Government Encourages Youth To Turn Trash Into Cash

In a bid to reduce youth unemployment, the government is calling on the youth to consider pursuing business ventures in Waste Management. Officials in the sector held an event detailing how the youth can benefit from this opportunity. 

GCIS, in collaboration with the Department of Environment, Forestry and Fisheries hosted a masterclass on waste management as a business model for the youth.

The goal of the masterclass was to provide young people with knowledge on the waste sector’s economic, training, and funding opportunities. It also sought to inspire entrepreneurship to create sustainable eco-friendly jobs and boost the country’s economic growth.

The participants agreed that youth training and education in the waste sector and green economy is critical. The youth were also advised to work to create jobs rather than wait for the next employment opportunities.
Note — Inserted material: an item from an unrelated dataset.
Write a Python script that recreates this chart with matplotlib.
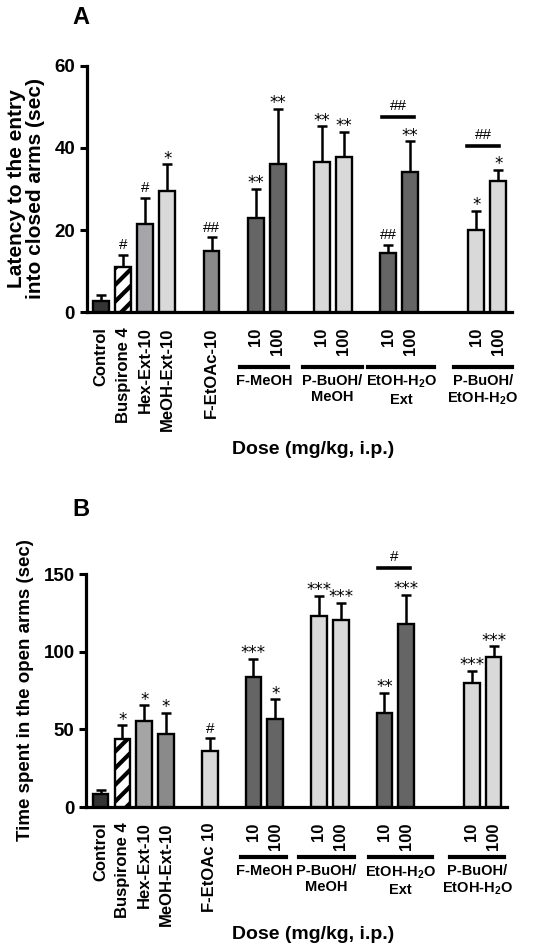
import matplotlib
matplotlib.use('Agg')
import matplotlib.pyplot as plt
from matplotlib import transforms

plt.rcParams['font.family'] = ['Liberation Sans', 'DejaVu Sans']
plt.rcParams['font.weight'] = 'bold'
plt.rcParams['mathtext.fontset'] = 'custom'
plt.rcParams['mathtext.rm'] = 'Liberation Sans:bold'
plt.rcParams['mathtext.default'] = 'rm'
plt.rcParams['hatch.linewidth'] = 3.0

# ---- data ----
labels_a = ['Control', 'Buspirone 4', 'Hex-Ext-10', 'MeOH-Ext-10', 'F-EtOAc-10',
            '10', '100', '10', '100', '10', '100', '10', '100']
labels_b = ['Control', 'Buspirone 4', 'Hex-Ext-10', 'MeOH-Ext-10', 'F-EtOAc 10',
            '10', '100', '10', '100', '10', '100', '10', '100']
groups = ['F-MeOH', 'P-BuOH/\nMeOH', 'EtOH-H$_2$O\nExt', 'P-BuOH/\nEtOH-H$_2$O']

latency_mean = [2.8, 11.1, 21.5, 29.5, 15.0, 23.0, 36.2, 36.7, 37.9, 14.4, 34.1, 20.1, 31.9]
latency_sem = [1.3, 2.8, 6.4, 6.5, 3.2, 7.1, 13.3, 8.6, 6.1, 2.0, 7.5, 4.5, 2.7]
latency_marks = ['', '#', '#', '*', '##', '**', '**', '**', '**', '##', '**', '*', '*']

open_mean = [8.7, 43.8, 55.3, 47.0, 36.2, 83.9, 56.4, 122.9, 120.7, 60.7, 117.7, 79.6, 96.9]
open_sem = [2.1, 8.7, 10.2, 13.7, 8.2, 11.5, 13.0, 13.0, 10.9, 13.0, 18.7, 8.2, 6.5]
open_marks = ['', '*', '*', '*', '#', '***', '*', '***', '***', '**', '***', '***', '***']

# 10 vs 100 comparisons (bracket height, label)
latency_brackets = {'EtOH': (47.6, '##'), 'PE': (40.5, '##')}
open_brackets = {'EtOH': (153.9, '#')}

# ---- layout / style ----
xpos = [0, 1, 2, 3, 5, 7, 8, 10, 11, 13, 14, 17, 18]
DARK, MID, LIGHT, GREY = '#343434', '#656565', '#d9d9d9', '#8a8a8a'
fills_a = [DARK, 'hatch', '#a5a5aa', LIGHT, GREY, MID, MID, LIGHT, LIGHT, MID, MID, LIGHT, LIGHT]
fills_b = [DARK, 'hatch', '#a5a5a5', GREY, LIGHT, MID, MID, LIGHT, LIGHT, MID, MID, LIGHT, LIGHT]
group_spans_a = [(6.3, 8.45), (9.15, 11.8), (12.1, 15.1), (16.0, 18.6)]
group_spans_b = [(6.45, 8.5), (9.1, 11.6), (12.3, 15.2), (16.0, 18.5)]


def draw_panel(ax, means, sems, marks, fills, labels, spans, brackets, ymax, yticks,
               line_y, text_y):
    for x, m, f in zip(xpos, means, fills):
        if f == 'hatch':
            ax.bar(x, m, width=0.72, color='white', edgecolor='black', hatch='//',
                   linewidth=1.7, zorder=3)
        else:
            ax.bar(x, m, width=0.72, color=f, edgecolor='black', linewidth=1.7, zorder=3)
    ax.errorbar(xpos, means, yerr=[[0] * len(means), sems], fmt='none', ecolor='black',
                elinewidth=1.8, capsize=3.5, capthick=1.8, zorder=2)
    for x, m, s, t in zip(xpos, means, sems, marks):
        if not t:
            continue
        if '*' in t:
            ax.annotate(t, (x, m + s), xytext=(0, 0.5), textcoords='offset points',
                        ha='center', va='baseline', fontsize=12, fontweight='normal',
                        family='DejaVu Sans', annotation_clip=False)
        else:
            ax.annotate(t, (x, m + s), xytext=(0, 4), textcoords='offset points',
                        ha='center', va='baseline', fontsize=11, fontweight='normal',
                        annotation_clip=False)

    # bracket between 10 and 100 mg/kg
    spans_br = {'EtOH': (12.73, 14.18), 'PE': (16.6, 18.05)}
    for key, (yb, t) in brackets.items():
        x0, x1 = spans_br[key]
        ax.plot([x0, x1], [yb, yb], color='black', lw=2.6, clip_on=False)
        ax.annotate(t, ((x0 + x1) / 2, yb), xytext=(0, 5), textcoords='offset points',
                    ha='center', va='baseline', fontsize=11, fontweight='normal',
                    annotation_clip=False)

    ax.set_xlim(-0.65, 18.62)
    ax.set_ylim(0, ymax)
    ax.set_yticks(yticks)
    ax.set_xticks(xpos)
    ax.set_xticklabels(labels, rotation=90, fontsize=12, fontweight='bold')
    ax.tick_params(axis='x', length=0, pad=11)
    ax.tick_params(axis='y', length=5, width=2.2, labelsize=13.5)
    for lab in ax.get_yticklabels():
        lab.set_fontweight('bold')
    for s in ['top', 'right']:
        ax.spines[s].set_visible(False)
    for s in ['left', 'bottom']:
        ax.spines[s].set_linewidth(2.3)

    trans = transforms.blended_transform_factory(ax.transData, ax.transAxes)
    for (x0, x1), g in zip(spans, groups):
        ax.plot([x0, x1], [line_y, line_y], color='black', lw=3, transform=trans,
                clip_on=False)
        ax.text((x0 + x1) / 2, text_y, g, transform=trans, ha='center', va='top',
                fontsize=10.5, fontweight='bold', multialignment='center',
                linespacing=1.2)


fig = plt.figure(figsize=(5.5, 9.49), dpi=100)

ax1 = fig.add_axes([0.158, 0.6712, 0.773, 0.2593])
draw_panel(ax1, latency_mean, latency_sem, latency_marks, fills_a, labels_a,
           group_spans_a, latency_brackets, 60, [0, 20, 40, 60], -0.224, -0.252)
ax1.text(-0.1435, 0.5, 'Latency to the entry\ninto closed arms (sec)', transform=ax1.transAxes,
         rotation=90, ha='center', va='center', fontsize=15, fontweight='bold',
         multialignment='center', linespacing=1.05)

ax2 = fig.add_axes([0.157, 0.1496, 0.765, 0.2455])
draw_panel(ax2, open_mean, open_sem, open_marks, fills_b, labels_b,
           group_spans_b, open_brackets, 150, [0, 50, 100, 150], -0.215, -0.245)
ax2.text(-0.145, 0.5, 'Time spent in the open arms (sec)', transform=ax2.transAxes,
         rotation=90, ha='center', va='center', fontsize=13.5, fontweight='bold')

fig.text(0.569, 0.526, 'Dose (mg/kg, i.p.)', ha='center', va='center', fontsize=14,
         fontweight='bold')
fig.text(0.569, 0.0148, 'Dose (mg/kg, i.p.)', ha='center', va='center', fontsize=14,
         fontweight='bold')
fig.text(0.131, 0.982, 'A', ha='left', va='center', fontsize=17, fontweight='bold')
fig.text(0.131, 0.4626, 'B', ha='left', va='center', fontsize=17, fontweight='bold')

fig.savefig('out.png', dpi=100)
While addressing the masterclass, Chief Director of Chemicals and Waste Policy, Thabo Magomola said the government sees the waste sector as a source of value recovery, beneficiation, job generation, and economic development.

Significant opportunity exists to maximise the recycling of chemicals and waste, and expand the value of the chemical and waste economy, while sustainably minimising the environmental and health impacts by reducing chemical waste, as early as possible in the value chain 

Speeding up refuse recycling, waste-to-energy, and waste beneficiation, according to Magomola, will be critical to unlocking the waste sector’s potential economic benefits. Magomola further stated that this process has the potential to contribute towards the creation of 150 000 new jobs by 2024. 

He admitted that job creation would be impossible without the involvement of the private sector, non-government actors, and other stakeholders.

The managing director of K1 Recycling, Tshepo Mazibuko also shared some insights on the importance of waste management and how to it into an income opportunity.

Mazibuko began working as a rubbish picker after failing to find a job for four years. He began by collecting recyclables from rubbish bins with a bag and trolley. He then discovered that he can turn it into a profitable business.

After registering my company in 2011, I wanted to get into the recycling space but realised that it required machines that were very expensive. That’s where the Department of Environment, Forestry and Fisheries came in with a grant of R5 million to assist me to buy machines and creating more jobs. 

Through the department’s grant his company K1 Recycling could afford to buy processing machines from China. Since then, his company has been growing and prior to the Covid-19 pandemic, the company employed 21 permanent staff and had a total of 800 waste pickers.

Mazibuko urged young people to begin exploring the waste management sector and to start small in their own communities.